Soon after mechanical clocks started being made, somewhere in the late 13th or early 14th century, it seems, it was the monastic orders of the Christian church that first embraced them, for they helped establish the ‘iron discipline’ so needed, or at least favoured, in monastic routine. Simply put, when the hour strikes, a given activity has either to begin, or cease, inside the monastery: waking up, settling down to pray or eat or tend the garden, or going to bed, and the like. But, outside the monasteries also, the revolutionary device called the mechanical clock began to synchronise the rhythm of entire cities. Before this, according to some, dealing with ‘personal time’ appears to have been "relatively irregular, close to nature, spontaneous, and, above all, legally self-determined". But it all began to change with the ‘public measurement’ of time. The rising great merchant classes in medieval Italy, for instance, were greatly interested also in carefully measured time, for time began to mean money. And it was these classes, imbued with civic sense and motivated by personal gain, which often encouraged, and helped in the setting up of, shining great clock towers in cities like Padua or Venice, for instance. Soon we hear of "Church’s time", and "merchants’ time", and so on.

One can move further. With the coming in of the industrial age, and the plethora of problems it brought with itself, time moved to centrestage, as it were, becoming the central theme in the ‘social questions’ of the period, ‘dividing political movements and parties’. The space devoted to issues of ‘working time’ in the writings of Marx and Engels is, for instance, remarkable. For Lewis Mumford who wrote with such brilliance on the cultural history of technology, the key machine of the industrial age was not the steam engine but the clock. For it brought with it the transition to abstract, measured hours and minutes, which initiated the process of man’s ‘alienation from nature’.
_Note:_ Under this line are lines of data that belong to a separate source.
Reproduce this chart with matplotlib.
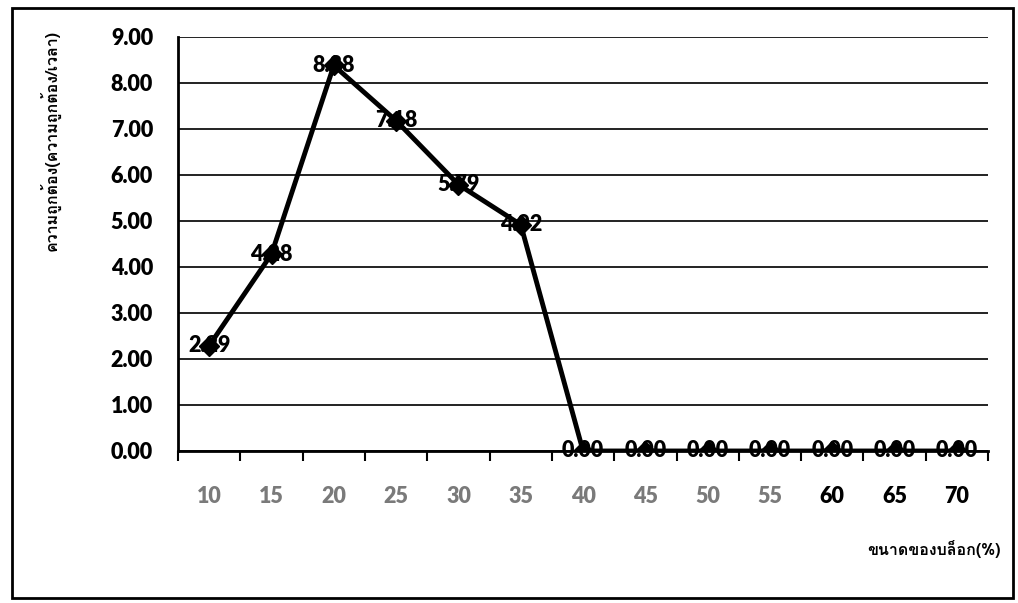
import matplotlib
matplotlib.use("Agg")
import matplotlib.pyplot as plt
from matplotlib import font_manager
from matplotlib.ft2font import FT2Font
from matplotlib.patches import Rectangle

block_sizes = [10, 15, 20, 25, 30, 35, 40, 45, 50, 55, 60, 65, 70]
accuracy = [2.29, 4.28, 8.38, 7.18, 5.79, 4.92, 0.00, 0.00, 0.00, 0.00, 0.00, 0.00, 0.00]
y_ticks = [0, 1, 2, 3, 4, 5, 6, 7, 8, 9]
x_label = "ขนาดของบล็อก(%)"
y_label = "ความถูกต้อง(ความถูกต้อง/เวลา)"


def find_thai_font():
    # pick the first installed font that actually carries Thai glyphs
    for entry in font_manager.fontManager.ttflist:
        try:
            if 0x0E01 in FT2Font(entry.fname).get_charmap():
                return entry.name
        except Exception:
            continue
    return "DejaVu Sans"


thai_font = find_thai_font()
num_font = "Lato"

fig = plt.figure(figsize=(10.18, 6.03), dpi=100)
ax = fig.add_axes([0.1749, 0.2521, 0.7957, 0.6866])

xs = list(range(len(block_sizes)))
ax.plot(xs, accuracy, color="black", lw=3.5, marker="D", ms=10, zorder=4)

for x, v in zip(xs, accuracy):
    ax.text(x, v, f"{v:.2f}", ha="center", va="center", fontsize=15.5,
            fontweight="heavy", family=num_font, color="black", zorder=3)

ax.set_xlim(-0.5, len(block_sizes) - 0.5)
ax.set_ylim(0, 9)
ax.set_yticks(y_ticks)
ax.set_yticklabels([f"{t:.2f}" for t in y_ticks], fontsize=15.5,
                   fontweight="heavy", family=num_font)
ax.yaxis.grid(True, color="#222222", lw=1.4)
ax.set_axisbelow(True)

ax.set_xticks(xs)
ax.set_xticklabels([str(b) for b in block_sizes], fontsize=15.5,
                   fontweight="heavy", family=num_font)
for i, lbl in enumerate(ax.get_xticklabels()):
    lbl.set_color("#7a7a7a" if i < 10 else "black")
ax.set_xticks([x - 0.5 for x in range(len(block_sizes) + 1)], minor=True)
ax.tick_params(axis="x", which="major", length=0, pad=25)
ax.tick_params(axis="x", which="minor", length=7, width=1.5, direction="out")
ax.tick_params(axis="y", length=0, pad=18)

for side in ("top", "right"):
    ax.spines[side].set_visible(False)
ax.spines["left"].set_linewidth(2)
ax.spines["bottom"].set_linewidth(2)

fig.text(0.983, 0.09, x_label, ha="right", va="center", fontsize=11.5,
         fontweight="bold", family=[thai_font, "DejaVu Sans"])
fig.text(0.049, 0.95, y_label, ha="center", va="top", rotation=90, fontsize=11.5,
         fontweight="bold", family=[thai_font, "DejaVu Sans"])

# outer frame around the whole chart
fig.patches.append(Rectangle((0.012, 0.008), 0.983, 0.978, transform=fig.transFigure,
                             fill=False, lw=2, edgecolor="black"))

fig.savefig("out.png", dpi=100)
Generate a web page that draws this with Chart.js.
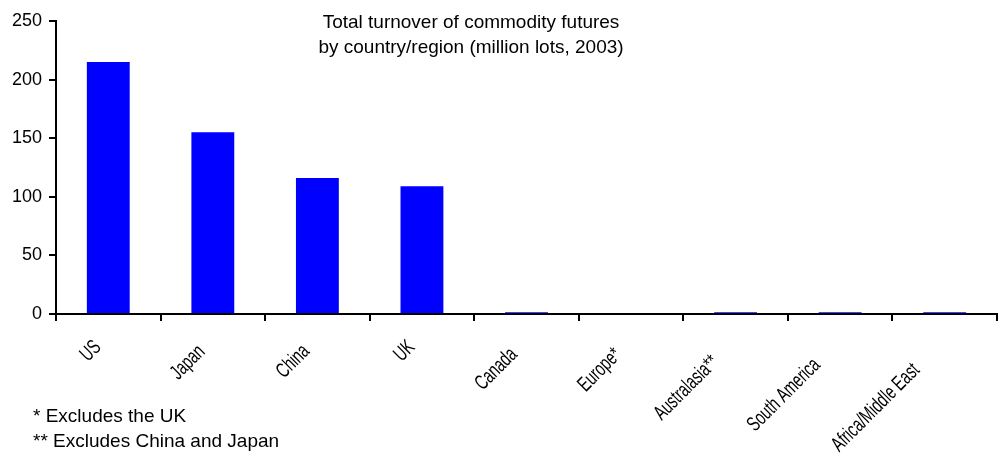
<!DOCTYPE html>
<html>
<head>
<meta charset="utf-8">
<script src="https://cdn.jsdelivr.net/npm/chart.js@4.4.0/dist/chart.umd.min.js"></script>
<style>
  html, body { margin: 0; padding: 0; background: #fff; }
  #wrap { width: 1001px; height: 453px; }
</style>
</head>
<body>
<div id="wrap"><canvas id="canvas-bar" width="1001" height="453"></canvas></div>
<script>
const regions = [
  "US",
  "Japan",
  "China",
  "UK",
  "Canada",
  "Europe*",
  "Australasia**",
  "South America",
  "Africa/Middle East",
];
const turnover = [215, 155, 116, 109, 1.5, 0, 1.5, 1.5, 1.5];
const yTicks = [0, 50, 100, 150, 200, 250];
const titleLines = [
  "Total turnover of commodity futures",
  "by country/region (million lots, 2003)",
];
const footnotes = ["* Excludes the UK", "** Excludes China and Japan"];

const FONT = '"Liberation Sans", Arial, sans-serif';
const SQUEEZE = 0.68;

// slanted, squeezed category names under the x axis
const slantedLabels = {
  id: "slantedLabels",
  afterDraw(chart) {
    const { ctx } = chart;
    const x = chart.scales.x;
    ctx.save();
    ctx.font = "21px " + FONT;
    ctx.fillStyle = "#000";
    ctx.textAlign = "right";
    ctx.textBaseline = "top";
    regions.forEach((name, i) => {
      const px = x.getPixelForTick(i);
      const raw = ctx.measureText(name).width;
      // short names sit a little further left of the tick
      const nudge = Math.max(0, 9 - 0.2 * raw * SQUEEZE);
      ctx.save();
      ctx.translate(px - 8 - nudge, x.top + 18);
      ctx.rotate(-Math.PI / 4);
      ctx.scale(SQUEEZE, 1);
      ctx.fillText(name, -0.34 * raw, 0);
      ctx.restore();
    });
    ctx.restore();
  },
};

// title inside the plot and the footnotes at the bottom left
const notes = {
  id: "notes",
  afterDraw(chart) {
    const { ctx } = chart;
    ctx.save();
    ctx.fillStyle = "#000";
    ctx.font = "19px " + FONT;
    ctx.textAlign = "center";
    ctx.textBaseline = "alphabetic";
    ctx.fillText(titleLines[0], 471, 28);
    ctx.fillText(titleLines[1], 471, 53);
    ctx.textAlign = "left";
    ctx.fillText(footnotes[0], 33, 422);
    ctx.fillText(footnotes[1], 33, 447);
    ctx.restore();
  },
};

window.onload = function () {
  const ctx = document.getElementById("canvas-bar");

  const data = {
    labels: regions,
    datasets: [
      {
        label: "Turnover",
        backgroundColor: "#0000ff",
        borderWidth: 0,
        data: turnover,
        categoryPercentage: 1,
        barPercentage: 0.41,
      },
    ],
  };

  const config = {
    type: "bar",
    data,
    options: {
      responsive: false,
      animation: false,
      layout: { padding: { top: 21, right: 4, bottom: 0, left: 0 } },
      scales: {
        x: {
          afterFit: (s) => { s.height = 139; },
          grid: {
            offset: true,
            drawOnChartArea: false,
            color: "#000",
            lineWidth: 2,
            tickLength: 7,
          },
          border: { color: "#000", width: 2 },
          ticks: { display: false },
        },
        y: {
          min: 0,
          max: 250,
          afterFit: (s) => { s.width = 56; },
          afterBuildTicks: (s) => { s.ticks = yTicks.map((v) => ({ value: v })); },
          grid: {
            drawOnChartArea: false,
            color: "#000",
            lineWidth: 2,
            tickLength: 7,
          },
          border: { color: "#000", width: 2 },
          ticks: {
            color: "#000",
            padding: 7,
            font: { family: FONT, size: 18 },
          },
        },
      },
      plugins: {
        legend: { display: false },
        tooltip: { enabled: false },
      },
    },
    plugins: [slantedLabels, notes],
  };

  const myChart = new Chart(ctx, config);
};
</script>
</body>
</html>
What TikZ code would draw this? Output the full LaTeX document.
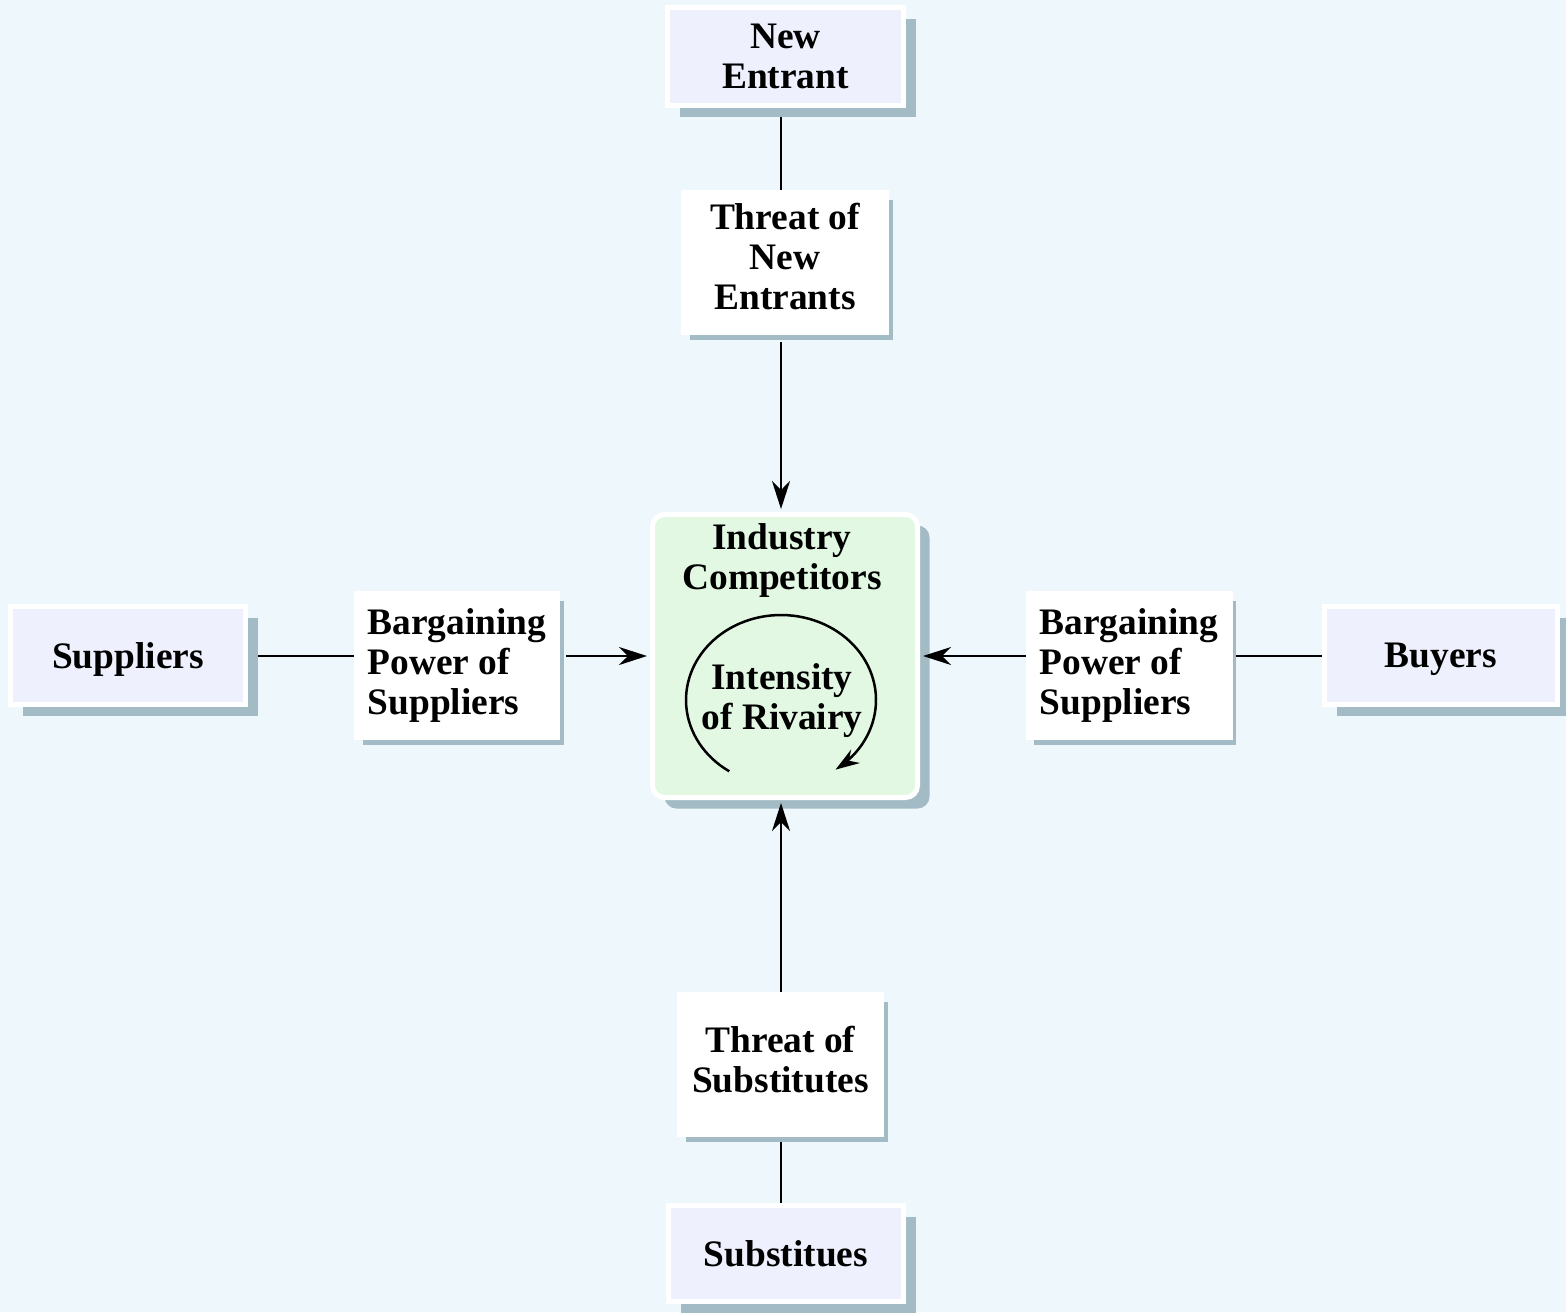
\documentclass[tikz,border=0pt]{standalone}
\usepackage{fontspec}
\setmainfont{Liberation Serif}
\usetikzlibrary{arrows.meta,shadows,backgrounds}
\definecolor{bgc}{RGB}{238,247,252}
\definecolor{boxfill}{RGB}{238,241,253}
\definecolor{greenfill}{RGB}{226,248,226}
\definecolor{shadowc}{RGB}{163,187,196}
\begin{document}
\begin{tikzpicture}[x=0.5pt,y=-0.5pt,
  lbl/.style={font=\bfseries\fontsize{18.7}{20}\selectfont, align=center, inner sep=0pt},
  box/.style={lbl, draw=white, line width=2.5pt, rectangle,
    drop shadow={shadow xshift=6pt, shadow yshift=-5.5pt, fill=shadowc, opacity=1}},
  outerbox/.style={box, fill=boxfill},
  midbox/.style={lbl, draw=white, line width=2.5pt, rectangle, fill=white,
    drop shadow={shadow xshift=3pt, shadow yshift=-3.5pt, fill=shadowc, opacity=1}},
  conn/.style={line width=1.25pt, black},
  tip/.style={-{Stealth[length=14pt,width=9pt,inset=4.5pt]}},
  arr/.style={conn, tip, shorten >=1.5pt}]
\begin{pgfonlayer}{background}
\fill[bgc] (0,0) rectangle (1566,1312);
\end{pgfonlayer}
\useasboundingbox (0,0) rectangle (1566,1312);
\coordinate (vx) at (781,656);
% outer boxes
\node[outerbox, minimum width=118pt, minimum height=49pt] (newent) at (785.5,56.5) {New\\Entrant};
\node[outerbox, minimum width=117.5pt, minimum height=49pt, text depth=0pt] (sup) at (128,655.5) {Suppliers};
\node[outerbox, minimum width=116.5pt, minimum height=49pt, text depth=0pt] (buy) at (1441,655.5) {Buyers};
\node[outerbox, minimum width=117.5pt, minimum height=48pt] (subs) at (786,1253.5) {Substitues};
% middle boxes
\node[midbox, minimum width=101.5pt, minimum height=70pt, text depth=6pt] (tne) at (785,262.5) {Threat of\\New\\Entrants};
\node[midbox, minimum width=100.5pt, minimum height=72pt, align=left] (bps) at (457,665.5) {Bargaining\\Power of\\Suppliers};
\node[midbox, minimum width=101pt, minimum height=72pt, align=left] (bpb) at (1129,665.5) {Bargaining\\Power of\\Suppliers};
\node[midbox, minimum width=101pt, minimum height=70pt, text depth=5pt] (ts) at (780.5,1064.5) {Threat of\\Substitutes};
% central box
\node[box, fill=greenfill, rounded corners=6pt, minimum width=132.5pt, minimum height=141.5pt] (ic) at (785,656) {};
\node[lbl] (ictitle) at (782,560) {Industry\\Competitors};
\node[lbl] (rival) at (782,701) {Intensity\\of Rivairy};
\draw[conn, -{Stealth[length=12pt,width=8pt,inset=4pt]}]
  plot[domain=123:415, samples=90] ({781+95*cos(\x)},{700+85*sin(\x)});
% connectors
\begin{pgfonlayer}{background}
\draw[conn] (newent.south -| vx) -- (tne.north -| vx);
\draw[conn] (subs.north -| vx) -- (ts.south -| vx);
\draw[conn] (sup.east |- vx) -- (bps.west |- vx);
\draw[conn] (buy.west |- vx) -- (bpb.east |- vx);
\end{pgfonlayer}
\draw[arr, shorten <=3.5pt] (tne.south -| vx) -- (ic.north -| vx);
\draw[arr] (ts.north -| vx) -- (ic.south -| vx);
\draw[arr, shorten <=3pt] (bps.east |- vx) -- (ic.west |- vx);
\draw[arr] (bpb.west |- vx) -- (ic.east |- vx);
\end{tikzpicture}
\end{document}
All this gets to be very absorbing, but also very complex. And I need to move on to the second conversation on time, in a manner of speaking, that I referred to at the outset. This was far more concrete. In a gathering at the home of a friend close to San Diego, a gentleman posed us all a question: why, do you think, he asked, is the numeral 4, almost routinely printed in Roman figures on classical clock and watch dials, appear as IIII — four vertical strokes — instead of the more correct IV, that is, one vertical bar preceding a V? To be candid, most of us had never even noticed the oddly written number, and when some looked at the watches on their wrists, they did find printed a IIII instead of the ‘correct’ IV. Watches featuring so-called Arabic numerals are obviously different, but a great many watches, and clocks, continue to use Roman numerals, and most of them have this odd feature, it was pointed out to us. How does one explain this?

I do not quite remember the answer we got, if one was given. But, greatly intrigued, I did, again, some reading on my own. It appears that in the horological world — that of making timepieces etc. — this remains one of the most frequently asked questions. And it has stayed a mystery for long years. There is certainly no agreement on the explanation: only guesses. There is the aesthetic explanation, for one. The use of IIII has continued to this day, it has been stated, because, occurring as it does on the right half of the face of the clock, it balances, visually, the ‘heavy’ numeral VIII on the left side. Else, the right half would be too ‘light’. Perhaps. There is another explanation at hand, too. Using four vertical bars, it is said, builds a dial that has four-hour indications using a I; four indications using a V, and the remaining four using an X. Symmetry is the key, according to this.

But there is at least one more explanation, a more classical one. In the Roman alphabet, the letter I stands both for I and J; likewise, the letter V stands both for V and U. Because of this, the number IV can also be read as JU, which is the beginning of the name of the great JUPITER, supreme deity of the ancient Romans. For the name of the great god to appear on dials would have been inappropriate, in this view. Hence the practice of printing IIII instead of IV which goes back to very old times. Any takers? Or guesses?